How beautiful to find beauty in every moment. Thank you Jo.
I make a point of buying a bunch of daisies, or other flowers place them in a nice vase and dedicate them to the one I love. Depending on one's budget from a beautiful arrangement to a single rose will do. Every time I walk by it, it makes me realize that the love remains. And, although there is pain, love is forever.
Dear friends:
Please excuse that I write "love one" rather than the grammatically correct "loved one". I refuse to think of my dear one in the past in any way, shape or form. My love is in the present, and future as well.
Now, a suggestion you might want to consider is:
When you are ready, find a recent photo, or one you like of our beloved ( I wanted to get it enlarged) either in your computer, or the old fashioned way of going to a photo shop and find a nice frame and put the photo in it. It will focus your mind on the way the person truly is, and not in the final days, and final hours.
I did that after my father passed, and more recently when my mother passed. Now, when I look at their photos of a happier time with their beautiful smiles, I tell them I love them forever. (If someone is around, I just say it to myself).

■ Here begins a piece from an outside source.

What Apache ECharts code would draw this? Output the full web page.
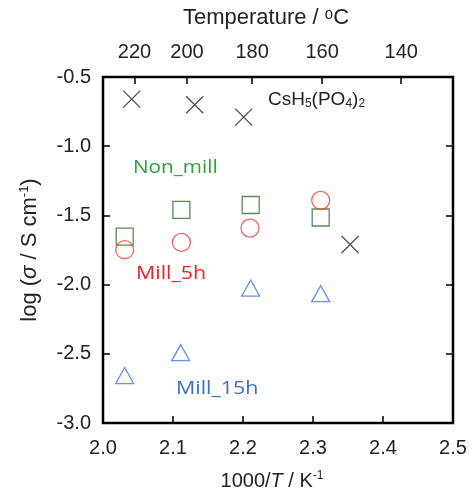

It helps because it shifts our focus from the pain we feel to the realization that our love ones are watching over us as angels that they are now for us.
iv bean taking fotos for yrs but tak thngs off fotos of life is grt im now tryng to ctch thngs in th skuy art iv bean doig for yrs hrears 1 tip dmt mix acrilac paint or oils paint togerth it dnt work
What has helped me over and over again is getting outside and walking. Sometimes it is more like charging, and sometimes it is a reflective stroll. I do not get the panic attacks as often now as I did a couple years ago so not so many charging up and down the street walks lately. Many people I have talked to agree that exercise is helpful to them as well.
Exactly Mary Chris, this is what this group is about:
Positive coping strategies
You could not have said it better. Let's all post about that moment when we see a little ray of light, that moment of fleeting peace. Let's place close attention for it is God leading then showing us the way. And, that when shared becomes a sacred action of receiving and giving. Our soul's calling.